EXERCISE PROMPT: Leave out the pictures, then output the lines of the records below from the first through the one containing "sans = ['Lato', 'DejaVu Sans']".

--

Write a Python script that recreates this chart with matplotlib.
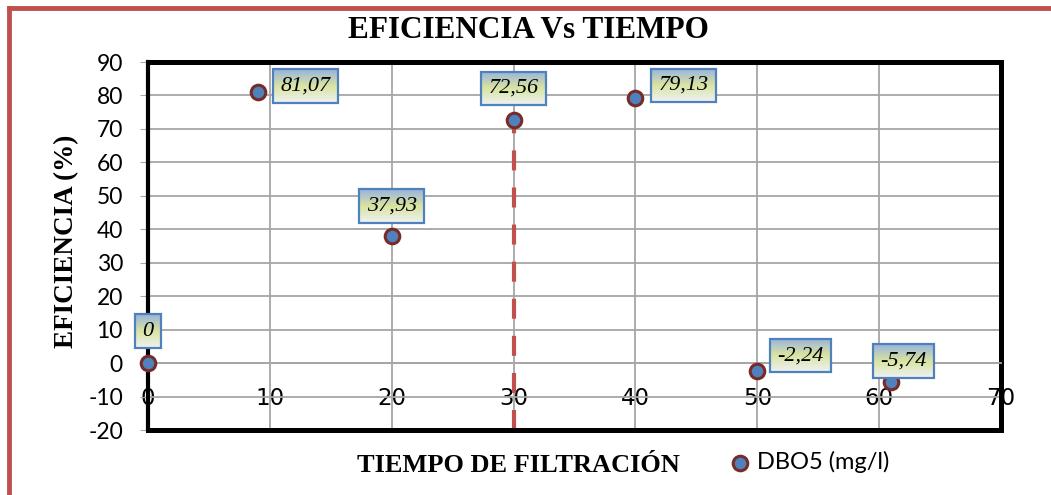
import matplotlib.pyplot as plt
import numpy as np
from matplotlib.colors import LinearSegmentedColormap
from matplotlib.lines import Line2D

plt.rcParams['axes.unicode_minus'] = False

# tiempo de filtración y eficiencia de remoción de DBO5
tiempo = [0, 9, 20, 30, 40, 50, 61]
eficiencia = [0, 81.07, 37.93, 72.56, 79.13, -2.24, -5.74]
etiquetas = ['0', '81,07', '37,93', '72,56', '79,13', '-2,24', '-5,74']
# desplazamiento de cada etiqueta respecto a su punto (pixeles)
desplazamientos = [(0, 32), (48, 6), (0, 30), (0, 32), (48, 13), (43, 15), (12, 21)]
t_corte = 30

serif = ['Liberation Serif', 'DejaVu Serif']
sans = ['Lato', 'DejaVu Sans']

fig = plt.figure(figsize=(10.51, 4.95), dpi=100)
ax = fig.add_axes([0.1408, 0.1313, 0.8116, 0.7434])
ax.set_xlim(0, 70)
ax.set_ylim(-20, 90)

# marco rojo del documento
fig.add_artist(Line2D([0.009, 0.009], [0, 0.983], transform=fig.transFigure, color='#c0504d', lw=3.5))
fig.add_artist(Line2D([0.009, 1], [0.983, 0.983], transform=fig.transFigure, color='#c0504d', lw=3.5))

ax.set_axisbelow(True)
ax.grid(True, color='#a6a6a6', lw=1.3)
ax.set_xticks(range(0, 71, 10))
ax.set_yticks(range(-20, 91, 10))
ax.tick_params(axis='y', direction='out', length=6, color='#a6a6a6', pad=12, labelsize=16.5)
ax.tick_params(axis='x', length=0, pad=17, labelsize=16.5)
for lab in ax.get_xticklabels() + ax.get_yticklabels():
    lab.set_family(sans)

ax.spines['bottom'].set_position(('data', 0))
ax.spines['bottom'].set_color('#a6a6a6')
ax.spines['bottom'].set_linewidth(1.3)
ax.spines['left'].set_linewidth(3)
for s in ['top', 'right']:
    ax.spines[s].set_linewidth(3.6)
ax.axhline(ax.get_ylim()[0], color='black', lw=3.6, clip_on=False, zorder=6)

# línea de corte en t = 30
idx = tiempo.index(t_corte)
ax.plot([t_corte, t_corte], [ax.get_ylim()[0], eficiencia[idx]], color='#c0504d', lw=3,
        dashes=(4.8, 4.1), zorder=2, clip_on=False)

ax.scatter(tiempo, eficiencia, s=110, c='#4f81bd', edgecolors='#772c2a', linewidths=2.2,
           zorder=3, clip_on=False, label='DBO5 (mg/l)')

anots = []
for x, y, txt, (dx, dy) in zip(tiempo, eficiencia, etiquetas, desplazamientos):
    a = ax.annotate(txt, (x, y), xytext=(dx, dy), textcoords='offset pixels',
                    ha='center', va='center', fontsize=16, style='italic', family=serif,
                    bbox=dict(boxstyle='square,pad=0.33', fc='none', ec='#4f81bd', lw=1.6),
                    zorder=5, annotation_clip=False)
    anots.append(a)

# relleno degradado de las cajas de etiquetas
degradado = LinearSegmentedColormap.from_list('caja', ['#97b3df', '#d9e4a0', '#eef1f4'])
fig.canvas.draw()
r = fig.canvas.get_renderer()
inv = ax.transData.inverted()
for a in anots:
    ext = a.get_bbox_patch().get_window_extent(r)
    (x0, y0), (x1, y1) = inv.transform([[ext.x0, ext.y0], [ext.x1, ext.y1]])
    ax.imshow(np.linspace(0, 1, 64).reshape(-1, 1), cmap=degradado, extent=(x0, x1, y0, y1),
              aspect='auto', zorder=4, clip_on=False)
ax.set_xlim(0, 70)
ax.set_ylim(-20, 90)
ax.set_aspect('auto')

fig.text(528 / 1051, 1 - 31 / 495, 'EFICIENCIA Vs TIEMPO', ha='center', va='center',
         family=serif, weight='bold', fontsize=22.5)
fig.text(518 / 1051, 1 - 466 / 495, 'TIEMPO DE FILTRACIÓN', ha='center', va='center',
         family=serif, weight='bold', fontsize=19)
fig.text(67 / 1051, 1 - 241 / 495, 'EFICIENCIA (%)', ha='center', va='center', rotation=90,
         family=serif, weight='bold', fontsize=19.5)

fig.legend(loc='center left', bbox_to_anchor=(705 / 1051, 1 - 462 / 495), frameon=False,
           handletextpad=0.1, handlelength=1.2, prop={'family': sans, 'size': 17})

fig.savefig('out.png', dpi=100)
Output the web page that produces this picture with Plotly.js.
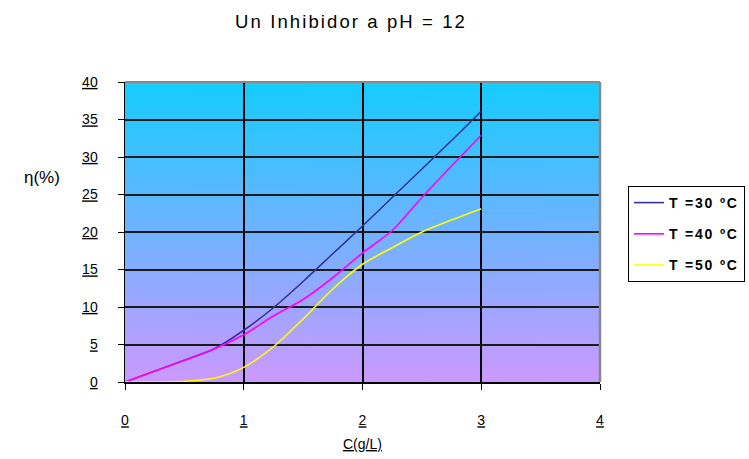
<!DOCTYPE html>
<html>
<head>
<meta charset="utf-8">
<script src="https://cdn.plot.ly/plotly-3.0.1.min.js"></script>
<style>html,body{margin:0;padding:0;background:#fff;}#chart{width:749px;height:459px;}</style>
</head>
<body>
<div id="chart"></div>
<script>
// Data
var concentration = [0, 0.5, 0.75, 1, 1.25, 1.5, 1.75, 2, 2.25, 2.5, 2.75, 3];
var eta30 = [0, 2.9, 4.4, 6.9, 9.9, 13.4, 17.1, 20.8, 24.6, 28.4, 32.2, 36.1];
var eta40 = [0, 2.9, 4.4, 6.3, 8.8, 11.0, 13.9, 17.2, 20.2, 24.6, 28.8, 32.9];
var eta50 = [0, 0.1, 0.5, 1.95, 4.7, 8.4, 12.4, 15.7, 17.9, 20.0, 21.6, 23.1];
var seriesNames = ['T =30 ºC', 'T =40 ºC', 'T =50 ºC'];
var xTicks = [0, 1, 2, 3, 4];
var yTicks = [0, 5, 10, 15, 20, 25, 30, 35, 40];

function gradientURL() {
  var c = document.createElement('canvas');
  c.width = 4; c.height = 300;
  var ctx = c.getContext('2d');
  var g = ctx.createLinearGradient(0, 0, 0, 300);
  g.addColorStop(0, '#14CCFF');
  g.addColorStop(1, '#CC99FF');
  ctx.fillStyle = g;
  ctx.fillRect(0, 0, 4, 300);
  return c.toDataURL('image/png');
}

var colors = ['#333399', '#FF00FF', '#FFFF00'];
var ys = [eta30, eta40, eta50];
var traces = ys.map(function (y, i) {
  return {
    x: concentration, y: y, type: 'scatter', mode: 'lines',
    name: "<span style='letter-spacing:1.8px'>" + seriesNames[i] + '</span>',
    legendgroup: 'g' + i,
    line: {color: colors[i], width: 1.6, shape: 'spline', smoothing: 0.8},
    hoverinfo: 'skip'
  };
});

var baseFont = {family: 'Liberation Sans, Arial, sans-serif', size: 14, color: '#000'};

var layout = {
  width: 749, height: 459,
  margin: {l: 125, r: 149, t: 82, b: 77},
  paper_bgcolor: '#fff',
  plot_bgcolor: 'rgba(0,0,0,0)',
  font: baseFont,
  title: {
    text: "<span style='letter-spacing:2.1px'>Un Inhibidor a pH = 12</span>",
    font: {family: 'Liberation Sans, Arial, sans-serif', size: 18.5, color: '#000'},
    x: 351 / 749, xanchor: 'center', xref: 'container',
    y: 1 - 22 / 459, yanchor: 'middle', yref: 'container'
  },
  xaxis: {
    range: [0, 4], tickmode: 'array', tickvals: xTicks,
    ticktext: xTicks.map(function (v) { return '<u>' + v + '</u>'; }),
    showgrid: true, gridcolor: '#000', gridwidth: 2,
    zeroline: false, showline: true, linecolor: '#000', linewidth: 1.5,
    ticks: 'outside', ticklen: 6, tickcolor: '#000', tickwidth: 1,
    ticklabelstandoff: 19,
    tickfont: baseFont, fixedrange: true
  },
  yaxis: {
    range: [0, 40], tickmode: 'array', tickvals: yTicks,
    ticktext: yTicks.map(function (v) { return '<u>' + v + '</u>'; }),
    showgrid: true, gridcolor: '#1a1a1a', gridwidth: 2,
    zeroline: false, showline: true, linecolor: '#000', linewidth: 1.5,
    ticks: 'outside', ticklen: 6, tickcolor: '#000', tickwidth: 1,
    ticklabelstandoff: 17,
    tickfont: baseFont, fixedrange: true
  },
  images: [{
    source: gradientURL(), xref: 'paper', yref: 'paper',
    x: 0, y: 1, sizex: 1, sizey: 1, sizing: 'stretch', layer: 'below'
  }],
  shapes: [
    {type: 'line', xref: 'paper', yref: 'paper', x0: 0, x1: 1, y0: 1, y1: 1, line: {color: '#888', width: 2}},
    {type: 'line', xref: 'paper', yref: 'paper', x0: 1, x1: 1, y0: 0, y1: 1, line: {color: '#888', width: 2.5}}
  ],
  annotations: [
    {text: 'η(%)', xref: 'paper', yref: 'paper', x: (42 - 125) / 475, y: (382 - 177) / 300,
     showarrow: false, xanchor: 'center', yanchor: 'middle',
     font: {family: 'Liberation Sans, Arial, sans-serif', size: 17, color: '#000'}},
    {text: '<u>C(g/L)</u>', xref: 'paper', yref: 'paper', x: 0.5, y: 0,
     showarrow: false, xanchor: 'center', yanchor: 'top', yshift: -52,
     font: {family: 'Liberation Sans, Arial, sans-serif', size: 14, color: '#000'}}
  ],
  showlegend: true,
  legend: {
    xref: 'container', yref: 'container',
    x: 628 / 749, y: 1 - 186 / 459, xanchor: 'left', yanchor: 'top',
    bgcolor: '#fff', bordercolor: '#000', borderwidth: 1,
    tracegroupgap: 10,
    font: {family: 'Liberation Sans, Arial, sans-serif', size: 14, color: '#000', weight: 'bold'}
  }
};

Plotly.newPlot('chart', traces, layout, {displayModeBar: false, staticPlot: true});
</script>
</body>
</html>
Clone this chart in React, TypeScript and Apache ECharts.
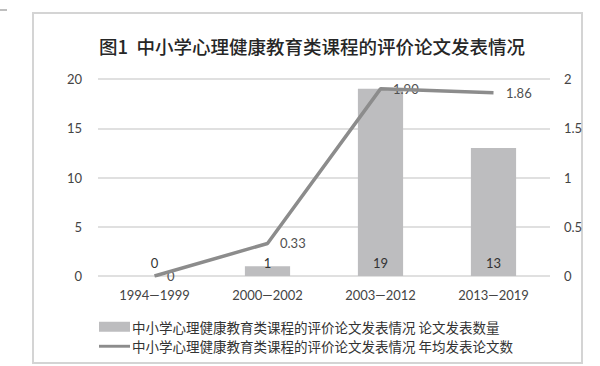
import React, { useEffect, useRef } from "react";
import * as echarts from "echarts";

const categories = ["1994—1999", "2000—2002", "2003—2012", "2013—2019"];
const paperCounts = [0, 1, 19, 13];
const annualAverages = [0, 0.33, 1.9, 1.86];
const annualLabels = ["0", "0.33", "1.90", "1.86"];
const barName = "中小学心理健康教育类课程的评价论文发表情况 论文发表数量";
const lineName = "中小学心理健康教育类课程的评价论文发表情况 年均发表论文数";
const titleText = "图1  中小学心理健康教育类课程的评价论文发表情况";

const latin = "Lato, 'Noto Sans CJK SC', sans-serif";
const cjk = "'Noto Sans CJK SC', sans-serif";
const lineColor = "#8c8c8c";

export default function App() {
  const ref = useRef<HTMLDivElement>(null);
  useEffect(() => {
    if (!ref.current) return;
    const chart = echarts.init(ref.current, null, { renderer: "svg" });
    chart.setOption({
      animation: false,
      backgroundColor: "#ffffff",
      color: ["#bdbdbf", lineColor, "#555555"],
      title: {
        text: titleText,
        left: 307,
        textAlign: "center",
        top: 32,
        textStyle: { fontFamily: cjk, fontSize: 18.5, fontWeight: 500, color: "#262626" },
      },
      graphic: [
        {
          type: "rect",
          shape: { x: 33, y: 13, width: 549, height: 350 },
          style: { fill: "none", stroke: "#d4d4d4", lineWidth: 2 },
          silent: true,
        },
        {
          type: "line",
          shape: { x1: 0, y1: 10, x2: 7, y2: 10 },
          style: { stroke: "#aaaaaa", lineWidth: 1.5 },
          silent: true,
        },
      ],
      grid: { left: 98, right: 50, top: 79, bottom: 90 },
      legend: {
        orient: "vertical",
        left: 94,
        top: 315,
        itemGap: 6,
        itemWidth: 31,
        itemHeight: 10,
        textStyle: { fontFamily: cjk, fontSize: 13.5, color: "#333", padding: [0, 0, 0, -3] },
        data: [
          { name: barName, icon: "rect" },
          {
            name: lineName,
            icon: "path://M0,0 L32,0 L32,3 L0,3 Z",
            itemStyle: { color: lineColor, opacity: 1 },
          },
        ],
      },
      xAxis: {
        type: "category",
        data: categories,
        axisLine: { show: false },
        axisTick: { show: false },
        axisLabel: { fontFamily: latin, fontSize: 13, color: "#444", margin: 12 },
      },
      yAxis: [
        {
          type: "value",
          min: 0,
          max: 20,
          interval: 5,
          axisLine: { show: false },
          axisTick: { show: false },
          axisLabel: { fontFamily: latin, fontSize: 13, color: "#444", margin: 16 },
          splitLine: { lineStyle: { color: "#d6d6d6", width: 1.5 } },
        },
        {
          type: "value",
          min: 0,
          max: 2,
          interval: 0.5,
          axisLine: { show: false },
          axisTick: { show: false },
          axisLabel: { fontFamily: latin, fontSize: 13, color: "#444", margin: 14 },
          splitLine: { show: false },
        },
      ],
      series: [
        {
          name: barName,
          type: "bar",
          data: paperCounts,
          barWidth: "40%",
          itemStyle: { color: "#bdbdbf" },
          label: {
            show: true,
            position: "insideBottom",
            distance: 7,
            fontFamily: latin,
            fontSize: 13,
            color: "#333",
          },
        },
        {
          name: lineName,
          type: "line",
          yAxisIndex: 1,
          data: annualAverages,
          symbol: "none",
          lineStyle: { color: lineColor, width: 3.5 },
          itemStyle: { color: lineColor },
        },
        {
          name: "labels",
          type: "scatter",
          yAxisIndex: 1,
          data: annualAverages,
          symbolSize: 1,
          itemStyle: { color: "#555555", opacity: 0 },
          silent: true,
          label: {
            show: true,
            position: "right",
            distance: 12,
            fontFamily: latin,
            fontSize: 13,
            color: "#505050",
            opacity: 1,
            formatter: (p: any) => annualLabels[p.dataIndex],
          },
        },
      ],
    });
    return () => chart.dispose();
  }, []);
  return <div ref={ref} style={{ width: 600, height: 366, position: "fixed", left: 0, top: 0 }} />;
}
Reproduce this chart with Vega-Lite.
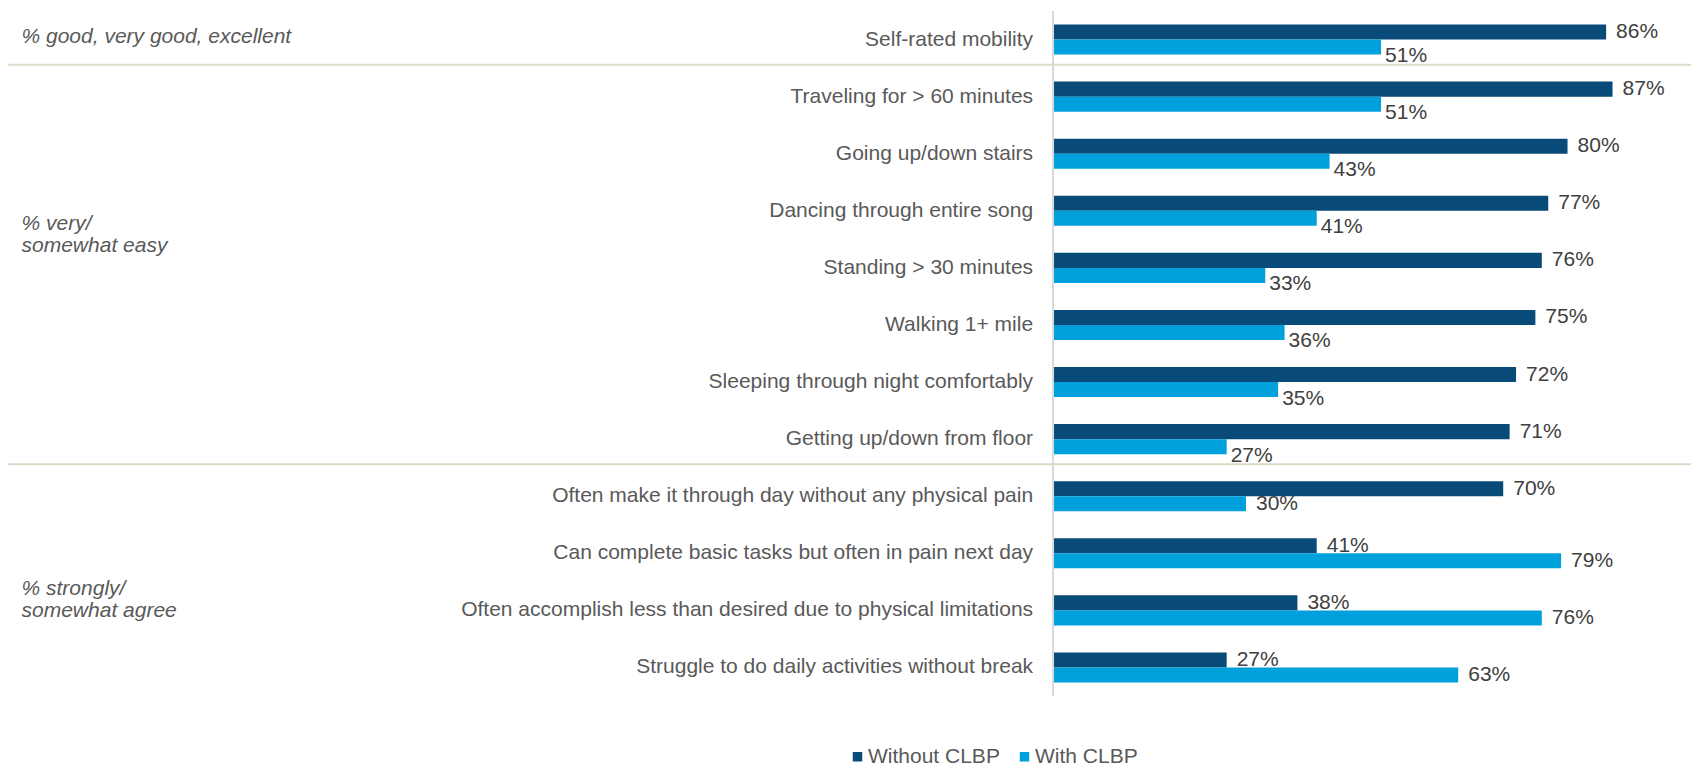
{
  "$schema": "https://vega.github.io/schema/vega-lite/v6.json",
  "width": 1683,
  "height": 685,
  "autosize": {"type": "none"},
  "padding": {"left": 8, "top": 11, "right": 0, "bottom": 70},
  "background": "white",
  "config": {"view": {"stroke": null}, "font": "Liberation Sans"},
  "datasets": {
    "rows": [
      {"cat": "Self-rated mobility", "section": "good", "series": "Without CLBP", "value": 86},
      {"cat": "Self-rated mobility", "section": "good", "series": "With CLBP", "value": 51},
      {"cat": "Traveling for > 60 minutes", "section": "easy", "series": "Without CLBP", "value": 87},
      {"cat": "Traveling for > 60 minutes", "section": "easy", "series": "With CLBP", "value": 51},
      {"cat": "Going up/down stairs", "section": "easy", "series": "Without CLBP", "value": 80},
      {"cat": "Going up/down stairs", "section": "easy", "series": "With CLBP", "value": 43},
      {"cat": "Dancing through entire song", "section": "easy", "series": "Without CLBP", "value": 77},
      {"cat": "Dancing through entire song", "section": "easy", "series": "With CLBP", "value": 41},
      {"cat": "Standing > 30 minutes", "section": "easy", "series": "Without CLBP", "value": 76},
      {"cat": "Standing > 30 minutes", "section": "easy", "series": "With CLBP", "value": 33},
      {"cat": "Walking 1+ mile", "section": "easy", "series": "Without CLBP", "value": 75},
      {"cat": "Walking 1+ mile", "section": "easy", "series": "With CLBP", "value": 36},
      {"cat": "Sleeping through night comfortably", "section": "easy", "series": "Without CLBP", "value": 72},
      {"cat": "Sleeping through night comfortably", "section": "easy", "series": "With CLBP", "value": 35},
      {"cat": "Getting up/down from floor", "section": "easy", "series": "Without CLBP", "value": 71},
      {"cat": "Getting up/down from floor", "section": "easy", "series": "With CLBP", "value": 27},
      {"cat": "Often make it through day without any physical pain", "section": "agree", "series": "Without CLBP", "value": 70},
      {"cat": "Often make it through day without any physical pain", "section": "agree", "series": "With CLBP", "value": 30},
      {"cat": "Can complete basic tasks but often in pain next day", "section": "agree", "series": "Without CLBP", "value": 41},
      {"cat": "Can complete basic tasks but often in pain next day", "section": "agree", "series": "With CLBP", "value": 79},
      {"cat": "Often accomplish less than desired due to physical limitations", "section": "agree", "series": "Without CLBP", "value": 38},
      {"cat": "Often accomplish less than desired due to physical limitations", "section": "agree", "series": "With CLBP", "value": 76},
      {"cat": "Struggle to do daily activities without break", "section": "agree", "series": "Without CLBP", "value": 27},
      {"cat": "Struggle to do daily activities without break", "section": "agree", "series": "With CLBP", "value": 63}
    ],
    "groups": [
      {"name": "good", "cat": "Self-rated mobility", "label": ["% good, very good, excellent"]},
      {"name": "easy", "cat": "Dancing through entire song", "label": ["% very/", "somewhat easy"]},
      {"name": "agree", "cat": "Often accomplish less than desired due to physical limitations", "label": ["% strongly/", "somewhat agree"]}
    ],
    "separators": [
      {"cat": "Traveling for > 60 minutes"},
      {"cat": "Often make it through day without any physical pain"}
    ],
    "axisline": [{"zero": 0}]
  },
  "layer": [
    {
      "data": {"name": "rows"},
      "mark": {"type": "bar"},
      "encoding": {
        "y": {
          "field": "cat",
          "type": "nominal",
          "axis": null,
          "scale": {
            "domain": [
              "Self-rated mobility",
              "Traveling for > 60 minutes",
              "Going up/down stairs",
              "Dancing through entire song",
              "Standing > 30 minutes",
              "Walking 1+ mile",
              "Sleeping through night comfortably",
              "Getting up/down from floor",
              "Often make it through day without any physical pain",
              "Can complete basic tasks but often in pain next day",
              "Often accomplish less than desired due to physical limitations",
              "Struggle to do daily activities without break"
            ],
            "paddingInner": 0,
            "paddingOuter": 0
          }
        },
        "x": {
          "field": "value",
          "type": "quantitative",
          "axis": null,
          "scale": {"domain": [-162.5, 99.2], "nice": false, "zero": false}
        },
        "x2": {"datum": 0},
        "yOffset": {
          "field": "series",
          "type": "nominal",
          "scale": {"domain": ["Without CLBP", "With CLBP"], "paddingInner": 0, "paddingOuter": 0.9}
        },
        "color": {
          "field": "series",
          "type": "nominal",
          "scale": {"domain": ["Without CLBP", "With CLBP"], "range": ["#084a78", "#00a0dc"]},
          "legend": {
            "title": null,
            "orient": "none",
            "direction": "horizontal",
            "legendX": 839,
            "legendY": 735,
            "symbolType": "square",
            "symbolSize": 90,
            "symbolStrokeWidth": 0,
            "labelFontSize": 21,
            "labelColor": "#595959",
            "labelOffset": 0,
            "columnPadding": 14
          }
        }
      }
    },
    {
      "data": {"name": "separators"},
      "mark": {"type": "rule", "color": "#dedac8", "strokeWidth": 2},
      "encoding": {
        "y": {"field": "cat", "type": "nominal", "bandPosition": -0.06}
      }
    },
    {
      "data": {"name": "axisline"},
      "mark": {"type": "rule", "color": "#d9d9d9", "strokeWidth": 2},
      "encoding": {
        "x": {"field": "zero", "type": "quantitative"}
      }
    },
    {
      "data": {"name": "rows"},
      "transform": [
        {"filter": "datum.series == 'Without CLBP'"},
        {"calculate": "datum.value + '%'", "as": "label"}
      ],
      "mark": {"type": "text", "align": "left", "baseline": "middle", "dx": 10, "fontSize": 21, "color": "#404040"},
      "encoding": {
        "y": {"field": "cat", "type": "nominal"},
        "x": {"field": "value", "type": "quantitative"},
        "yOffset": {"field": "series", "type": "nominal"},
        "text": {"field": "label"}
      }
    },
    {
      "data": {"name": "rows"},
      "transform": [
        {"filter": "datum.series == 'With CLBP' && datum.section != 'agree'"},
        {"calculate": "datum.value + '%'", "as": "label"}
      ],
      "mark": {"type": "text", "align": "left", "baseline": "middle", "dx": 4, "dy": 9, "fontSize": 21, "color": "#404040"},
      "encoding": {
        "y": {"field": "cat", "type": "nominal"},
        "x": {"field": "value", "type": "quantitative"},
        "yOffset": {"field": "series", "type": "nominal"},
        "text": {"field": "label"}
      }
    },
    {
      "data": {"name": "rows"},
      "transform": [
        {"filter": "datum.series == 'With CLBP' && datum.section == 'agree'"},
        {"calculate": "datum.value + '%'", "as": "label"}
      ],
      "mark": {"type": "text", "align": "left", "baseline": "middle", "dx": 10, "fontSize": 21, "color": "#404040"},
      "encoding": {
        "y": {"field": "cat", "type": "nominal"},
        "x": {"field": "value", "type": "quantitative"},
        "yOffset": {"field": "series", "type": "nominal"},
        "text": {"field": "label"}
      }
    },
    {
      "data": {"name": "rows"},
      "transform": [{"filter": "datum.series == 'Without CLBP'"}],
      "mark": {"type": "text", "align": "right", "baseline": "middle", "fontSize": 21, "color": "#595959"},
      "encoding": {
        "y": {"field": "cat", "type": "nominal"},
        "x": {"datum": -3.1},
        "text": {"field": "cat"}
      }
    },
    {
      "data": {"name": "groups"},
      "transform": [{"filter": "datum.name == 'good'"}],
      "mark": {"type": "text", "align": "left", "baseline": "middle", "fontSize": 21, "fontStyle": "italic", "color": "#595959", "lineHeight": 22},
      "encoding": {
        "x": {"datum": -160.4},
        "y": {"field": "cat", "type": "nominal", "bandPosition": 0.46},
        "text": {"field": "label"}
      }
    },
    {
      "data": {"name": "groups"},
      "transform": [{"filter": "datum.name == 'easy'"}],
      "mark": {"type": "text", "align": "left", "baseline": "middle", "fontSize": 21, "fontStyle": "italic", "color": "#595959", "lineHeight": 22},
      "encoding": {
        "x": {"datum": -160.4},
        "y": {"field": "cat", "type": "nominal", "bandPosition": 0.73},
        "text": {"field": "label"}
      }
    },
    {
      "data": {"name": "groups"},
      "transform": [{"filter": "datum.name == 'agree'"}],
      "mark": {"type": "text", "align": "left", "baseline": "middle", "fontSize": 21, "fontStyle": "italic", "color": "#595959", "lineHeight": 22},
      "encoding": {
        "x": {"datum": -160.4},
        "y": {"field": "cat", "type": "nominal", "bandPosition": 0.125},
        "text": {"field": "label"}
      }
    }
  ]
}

--

TASK OUTPUT:
Write a Python script that recreates this chart with matplotlib.
import matplotlib.pyplot as plt
import numpy as np
from matplotlib.colors import LinearSegmentedColormap
from matplotlib.lines import Line2D

plt.rcParams['axes.unicode_minus'] = False

# tiempo de filtración y eficiencia de remoción de DBO5
tiempo = [0, 9, 20, 30, 40, 50, 61]
eficiencia = [0, 81.07, 37.93, 72.56, 79.13, -2.24, -5.74]
etiquetas = ['0', '81,07', '37,93', '72,56', '79,13', '-2,24', '-5,74']
# desplazamiento de cada etiqueta respecto a su punto (pixeles)
desplazamientos = [(0, 32), (48, 6), (0, 30), (0, 32), (48, 13), (43, 15), (12, 21)]
t_corte = 30

serif = ['Liberation Serif', 'DejaVu Serif']
sans = ['Lato', 'DejaVu Sans']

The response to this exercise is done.